C’est très riche, même si l’on s’en tient à des critères de générosité. Unilatéral ? Par qui ? Plus de 100 pays ont déjà indiqué leur intention de reconnaître un État palestinien. C’est Israël qui s’y oppose unilatéralement, même si c’est pour des raisons sans doute valables. Plus important encore - quel que soit le problème que pose la reconnaissance d’un futur État provisoire - comment et pourquoi cela empêcherait-il un règlement de paix ?

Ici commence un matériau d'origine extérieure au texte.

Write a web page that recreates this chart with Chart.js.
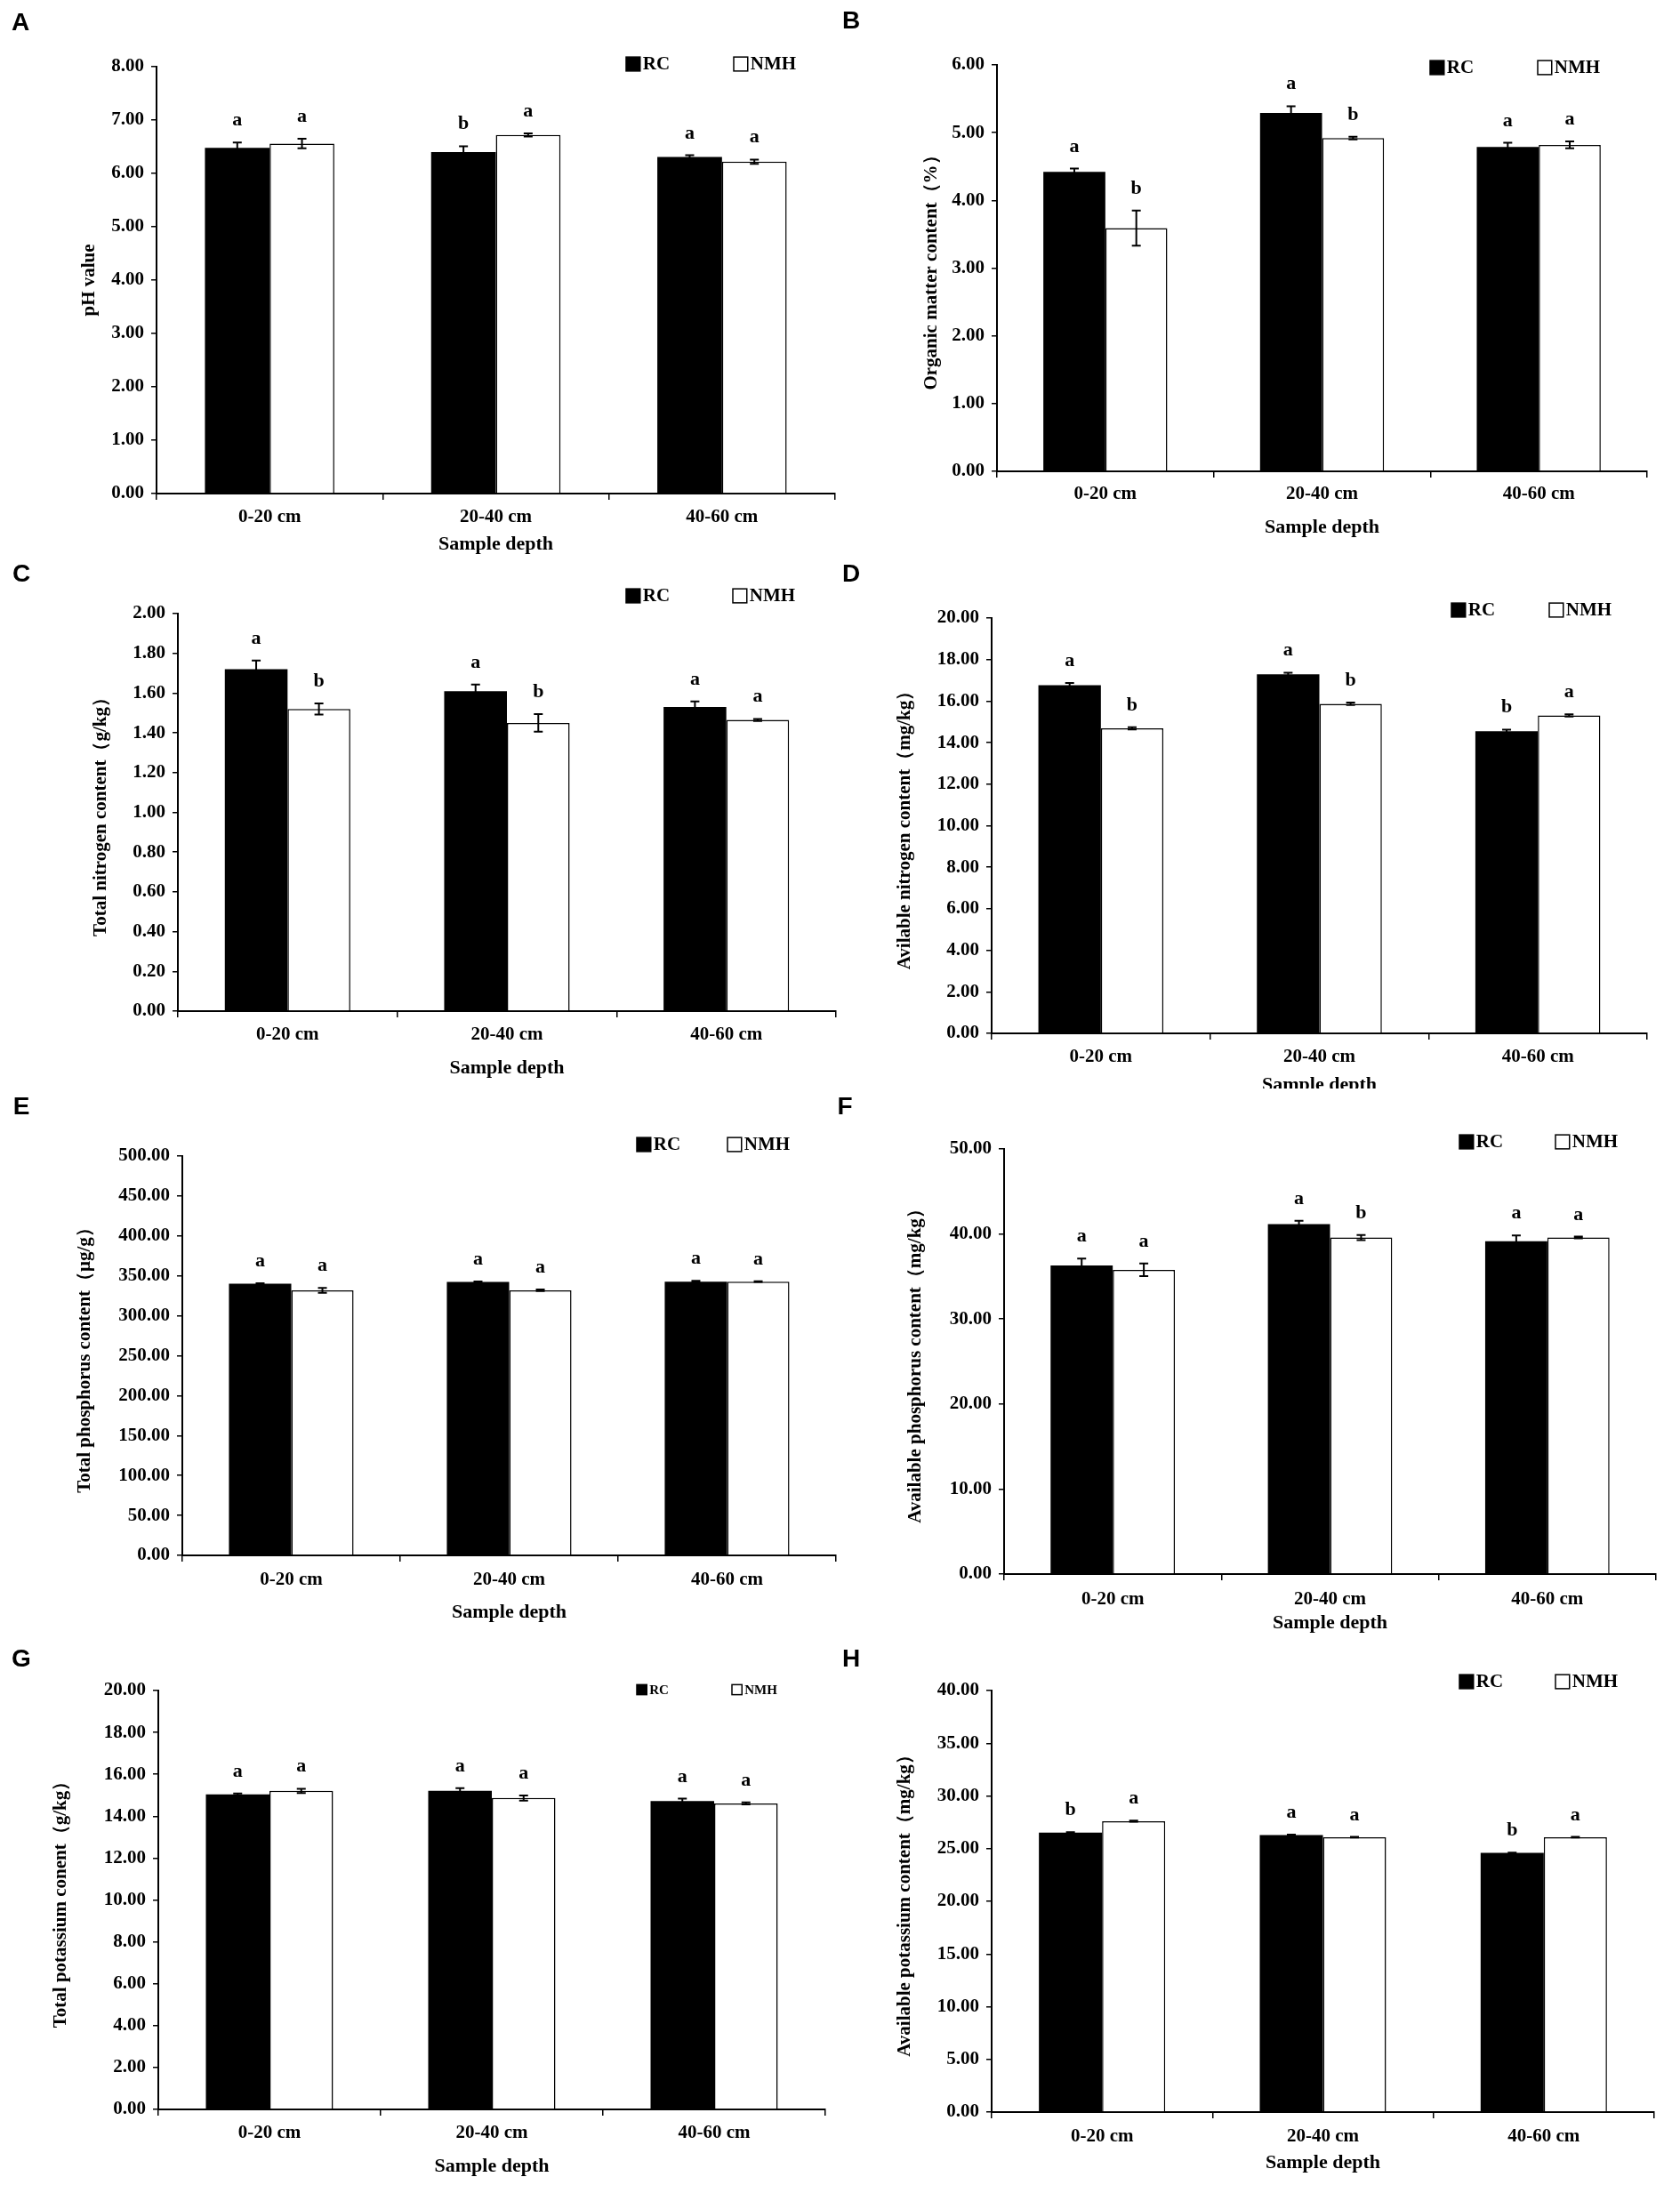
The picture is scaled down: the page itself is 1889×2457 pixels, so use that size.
<!DOCTYPE html>
<html>
<head>
<meta charset="utf-8">
<script src="https://cdn.jsdelivr.net/npm/chart.js@4.4.0/dist/chart.umd.min.js"></script>
<style>
html, body { margin: 0; padding: 0; background: #fff; }
body { width: 1889px; height: 2457px; position: relative; overflow: hidden; }
canvas { position: absolute; }
</style>
</head>
<body>
<canvas id="panelA"></canvas>
<canvas id="panelB"></canvas>
<canvas id="panelC"></canvas>
<canvas id="panelD"></canvas>
<canvas id="panelE"></canvas>
<canvas id="panelF"></canvas>
<canvas id="panelG"></canvas>
<canvas id="panelH"></canvas>
<script>
// Shared categories and series names
const depthLabels = ['0-20 cm', '20-40 cm', '40-60 cm'];
const seriesNames = ['RC', 'NMH'];

// A - pH value
const phRC = [6.48, 6.40, 6.31];
const phNMH = [6.56, 6.72, 6.22];
const phRCErr = [0.10, 0.11, 0.03];
const phNMHErr = [0.09, 0.03, 0.04];
const phRCSig = ['a', 'b', 'a'];
const phNMHSig = ['a', 'a', 'a'];

// B - organic matter (%)
const omRC = [4.42, 5.29, 4.79];
const omNMH = [3.59, 4.92, 4.82];
const omRCErr = [0.05, 0.10, 0.06];
const omNMHErr = [0.26, 0.02, 0.05];
const omRCSig = ['a', 'a', 'a'];
const omNMHSig = ['b', 'b', 'a'];

// C - total nitrogen (g/kg)
const tnRC = [1.72, 1.61, 1.53];
const tnNMH = [1.52, 1.45, 1.465];
const tnRCErr = [0.044, 0.033, 0.028];
const tnNMHErr = [0.028, 0.044, 0.005];
const tnRCSig = ['a', 'a', 'a'];
const tnNMHSig = ['b', 'b', 'a'];

// D - available nitrogen (mg/kg)
const anRC = [16.77, 17.29, 14.55];
const anNMH = [14.69, 15.87, 15.31];
const anRCErr = [0.10, 0.08, 0.08];
const anNMHErr = [0.05, 0.06, 0.05];
const anRCSig = ['a', 'a', 'b'];
const anNMHSig = ['b', 'b', 'a'];

// E - total phosphorus (ug/g)
const tpRC = [340.2, 342.4, 342.8];
const tpNMH = [331.9, 331.9, 342.8];
const tpRCErr = [0.5, 0.5, 1.0];
const tpNMHErr = [3.0, 1.0, 0.5];
const tpRCSig = ['a', 'a', 'a'];
const tpNMHSig = ['a', 'a', 'a'];

// F - available phosphorus (mg/kg)
const apRC = [36.31, 41.15, 39.14];
const apNMH = [35.78, 39.59, 39.59];
const apRCErr = [0.8, 0.4, 0.7];
const apNMHErr = [0.75, 0.3, 0.1];
const apRCSig = ['a', 'a', 'a'];
const apNMHSig = ['a', 'b', 'a'];

// G - total potassium (g/kg)
const tkRC = [15.04, 15.21, 14.72];
const tkNMH = [15.21, 14.87, 14.61];
const tkRCErr = [0.05, 0.13, 0.12];
const tkNMHErr = [0.10, 0.12, 0.05];
const tkRCSig = ['a', 'a', 'a'];
const tkNMHSig = ['a', 'a', 'a'];

// H - available potassium (mg/kg)
const akRC = [26.51, 26.28, 24.60];
const akNMH = [27.60, 26.08, 26.08];
const akRCErr = [0.05, 0.05, 0.03];
const akNMHErr = [0.05, 0.03, 0.03];
const akRCSig = ['b', 'a', 'b'];
const akNMHSig = ['a', 'a', 'a'];

const SERIF = '"Liberation Serif", "Times New Roman", serif';

// Panel layout (page pixels): box = canvas rect, plot = [left, top, right, bottom]
const panels = [
	{ id: 'panelA', letter: 'A', rc: phRC, nmh: phNMH, rcErr: phRCErr, nmhErr: phNMHErr, rcSig: phRCSig, nmhSig: phNMHSig,
		yMax: 8, yStep: 1, yTitle: 'pH value',
		box: [0, 0, 945, 640], plot: [176, 75, 939, 555], yTitleX: 101, catY: 582, depthY: 612,
		legend: { rc: 704, nmh: 825, y: 72, size: 21 }, mark: [23, 26] },
	{ id: 'panelB', letter: 'B', rc: omRC, nmh: omNMH, rcErr: omRCErr, nmhErr: omNMHErr, rcSig: omRCSig, nmhSig: omNMHSig,
		yMax: 6, yStep: 1, yTitle: 'Organic matter content（%）',
		box: [940, 0, 949, 640], plot: [1121, 73, 1852, 530], yTitleX: 1048, catY: 556, depthY: 593,
		legend: { rc: 1608, nmh: 1729, y: 76, size: 21 }, mark: [957, 24] },
	{ id: 'panelC', letter: 'C', rc: tnRC, nmh: tnNMH, rcErr: tnRCErr, nmhErr: tnNMHErr, rcSig: tnRCSig, nmhSig: tnNMHSig,
		yMax: 2, yStep: 0.2, yTitle: 'Total nitrogen content（g/kg）',
		box: [0, 620, 945, 615], plot: [200, 690, 940, 1137], yTitleX: 114, catY: 1164, depthY: 1201,
		legend: { rc: 704, nmh: 824, y: 670, size: 21 }, mark: [24, 646] },
	{ id: 'panelD', letter: 'D', rc: anRC, nmh: anNMH, rcErr: anRCErr, nmhErr: anNMHErr, rcSig: anRCSig, nmhSig: anNMHSig,
		yMax: 20, yStep: 2, yTitle: 'Avilable nitrogen content（mg/kg）',
		box: [940, 620, 949, 604], plot: [1115, 695, 1852, 1162], yTitleX: 1018, catY: 1189, depthY: 1220,
		legend: { rc: 1632, nmh: 1742, y: 686, size: 21 }, mark: [957, 646] },
	{ id: 'panelE', letter: 'E', rc: tpRC, nmh: tpNMH, rcErr: tpRCErr, nmhErr: tpNMHErr, rcSig: tpRCSig, nmhSig: tpNMHSig,
		yMax: 500, yStep: 50, yTitle: 'Total phosphorus content（μg/g）',
		box: [0, 1228, 945, 620], plot: [205, 1300, 940, 1749], yTitleX: 96, catY: 1777, depthY: 1813,
		legend: { rc: 716, nmh: 818, y: 1287, size: 21 }, mark: [24, 1245] },
	{ id: 'panelF', letter: 'F', rc: apRC, nmh: apNMH, rcErr: apRCErr, nmhErr: apNMHErr, rcSig: apRCSig, nmhSig: apNMHSig,
		yMax: 50, yStep: 10, yTitle: 'Available phosphorus content（mg/kg）',
		box: [940, 1228, 949, 620], plot: [1129, 1292, 1862, 1770], yTitleX: 1030, catY: 1799, depthY: 1825,
		legend: { rc: 1641, nmh: 1749, y: 1284, size: 21 }, mark: [950, 1245] },
	{ id: 'panelG', letter: 'G', rc: tkRC, nmh: tkNMH, rcErr: tkRCErr, nmhErr: tkNMHErr, rcSig: tkRCSig, nmhSig: tkNMHSig,
		yMax: 20, yStep: 2, yTitle: 'Total potassium conent（g/kg）',
		box: [0, 1845, 945, 612], plot: [178, 1901, 928, 2372], yTitleX: 69, catY: 2399, depthY: 2436,
		legend: { rc: 716, nmh: 823, y: 1900, size: 15 }, mark: [24, 1866] },
	{ id: 'panelH', letter: 'H', rc: akRC, nmh: akNMH, rcErr: akRCErr, nmhErr: akNMHErr, rcSig: akRCSig, nmhSig: akNMHSig,
		yMax: 40, yStep: 5, yTitle: 'Available potassium content（mg/kg）',
		box: [940, 1845, 949, 612], plot: [1115, 1901, 1860, 2375], yTitleX: 1018, catY: 2403, depthY: 2432,
		legend: { rc: 1641, nmh: 1749, y: 1891, size: 21 }, mark: [957, 1866] },
];

// Error bars and significance letters over each bar
const errorBarPlugin = {
	id: 'errorBars',
	afterDatasetsDraw(chart) {
		const ctx = chart.ctx;
		const yScale = chart.scales.y;
		chart.data.datasets.forEach((ds, i) => {
			const meta = chart.getDatasetMeta(i);
			meta.data.forEach((bar, j) => {
				const v = ds.data[j];
				const e = ds.errors[j];
				const yHi = yScale.getPixelForValue(v + e);
				const yLo = yScale.getPixelForValue(v - e);
				ctx.save();
				ctx.strokeStyle = '#000';
				ctx.lineWidth = 2;
				ctx.beginPath();
				ctx.moveTo(bar.x, yHi);
				ctx.lineTo(bar.x, yLo);
				ctx.moveTo(bar.x - 5, yHi);
				ctx.lineTo(bar.x + 5, yHi);
				ctx.moveTo(bar.x - 5, yLo);
				ctx.lineTo(bar.x + 5, yLo);
				ctx.stroke();
				ctx.fillStyle = '#000';
				ctx.font = 'bold 22px ' + SERIF;
				ctx.textAlign = 'center';
				ctx.textBaseline = 'alphabetic';
				ctx.fillText(ds.sig[j], bar.x, yHi - 19);
				ctx.restore();
			});
		});
	},
};

// Legend boxes and panel letter
const decorPlugin = {
	id: 'decor',
	afterDraw(chart, args, opts) {
		const ctx = chart.ctx;
		const ox = opts.origin[0];
		const oy = opts.origin[1];
		const lg = opts.legend;
		const sq = lg.size * 0.75;
		ctx.save();
		chart.data.datasets.forEach((ds, i) => {
			const x = (i === 0 ? lg.rc : lg.nmh) - ox;
			const y = lg.y - oy;
			ctx.fillStyle = ds.backgroundColor;
			ctx.fillRect(x, y - sq / 2, sq, sq);
			ctx.strokeStyle = '#000';
			ctx.lineWidth = 1.5;
			ctx.strokeRect(x, y - sq / 2, sq, sq);
			ctx.fillStyle = '#000';
			ctx.font = 'bold ' + lg.size + 'px ' + SERIF;
			ctx.textAlign = 'left';
			ctx.textBaseline = 'middle';
			ctx.fillText(ds.label, x + sq + 3, y + 1);
		});
		ctx.font = 'bold 28px "Liberation Sans", Arial, sans-serif';
		ctx.textAlign = 'center';
		ctx.textBaseline = 'middle';
		ctx.fillText(opts.letter, opts.mark[0] - ox, opts.mark[1] - oy);
		ctx.restore();
	},
};

function makePanel(p) {
	const canvas = document.getElementById(p.id);
	const [bx, by, bw, bh] = p.box;
	const [pl, pt, pr, pb] = p.plot;
	canvas.style.left = bx + 'px';
	canvas.style.top = by + 'px';
	canvas.style.width = bw + 'px';
	canvas.style.height = bh + 'px';
	canvas.width = bw;
	canvas.height = bh;

	const tickFont = { family: SERIF, size: 21, weight: 'bold' };
	const titleFont = { family: SERIF, size: 22, weight: 'bold' };
	const yAxisWidth = pl - bx;
	const xAxisHeight = by + bh - pb;

	new Chart(canvas, {
		type: 'bar',
		data: {
			labels: depthLabels,
			datasets: [
				{
					label: seriesNames[0],
					data: p.rc,
					errors: p.rcErr,
					sig: p.rcSig,
					backgroundColor: '#000',
					borderColor: '#000',
					borderWidth: 0,
				},
				{
					label: seriesNames[1],
					data: p.nmh,
					errors: p.nmhErr,
					sig: p.nmhSig,
					backgroundColor: '#fff',
					borderColor: '#000',
					borderWidth: 1.5,
				},
			],
		},
		options: {
			responsive: false,
			animation: false,
			devicePixelRatio: 1,
			categoryPercentage: 0.572,
			barPercentage: 1,
			layout: { padding: { top: pt - by, right: bx + bw - pr, left: 0, bottom: 0 } },
			plugins: {
				legend: { display: false },
				tooltip: { enabled: false },
				decor: { origin: [bx, by], legend: p.legend, letter: p.letter, mark: p.mark },
			},
			scales: {
				x: {
					grid: { display: true, drawOnChartArea: false, drawTicks: true, tickLength: 7, color: '#000', lineWidth: 1.5, offset: true },
					border: { display: true, color: '#000', width: 2 },
					ticks: { color: '#000', font: tickFont, padding: p.catY - pb - 7 - 12.6, maxRotation: 0 },
					title: {
						display: true,
						text: 'Sample depth',
						color: '#000',
						font: titleFont,
						padding: { top: 0, bottom: by + bh - p.depthY - 13.2 },
					},
					afterFit: (scale) => {
						scale.height = xAxisHeight;
					},
				},
				y: {
					min: 0,
					max: p.yMax,
					grid: { display: true, drawOnChartArea: false, drawTicks: true, tickLength: 6, color: '#000', lineWidth: 1.5 },
					border: { display: true, color: '#000', width: 2 },
					ticks: {
						stepSize: p.yStep,
						color: '#000',
						font: tickFont,
						padding: 8,
						callback: (v) => Number(v).toFixed(2),
					},
					title: {
						display: true,
						text: p.yTitle,
						color: '#000',
						font: { family: SERIF, size: 21, weight: 'bold' },
						padding: { top: p.yTitleX - bx - 12.6, bottom: 0 },
					},
					afterFit: (scale) => {
						scale.width = yAxisWidth;
					},
				},
			},
		},
		plugins: [errorBarPlugin, decorPlugin],
	});
}

document.addEventListener('DOMContentLoaded', function () {
	panels.forEach(makePanel);
});
</script>
</body>
</html>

Manifestation contre le gouvernement du Premier ministre israélien Benjamin Netanyahou à Tel-Aviv, samedi. Photo : Susana Vera/Reuters

La cote de popularité de Netanyahou est abyssale. Il se maintient à 19 %, soit moins que le nombre d’USAméricains qui pensent qu’Elvis Presley est encore en vie. Dans les sondages sur les intentions de vote en cas de nouvelles élections, sa coalition gouvernementale de 64 députés obtiendrait entre 38 et 47 sièges, en fonction de la formation de nouveaux partis. Soixante-quinze pour cent du public israélien et 67 % des anciens électeurs du Likoud le considèrent comme responsable de la débâcle du 7 octobre ; 71 % pensent qu’il devrait démissionner et 66 % sont en faveur d’ élections dès que possible.

Face à de tels chiffres, son dernier pari est d’inventer une « crise à propos de l’État palestinien » et d’affronter les USA. Voilà ce qu’est le plan « non-plan ». Cela ne fait que démontrer de manière éclatante qu’il n’y a jamais eu de plan.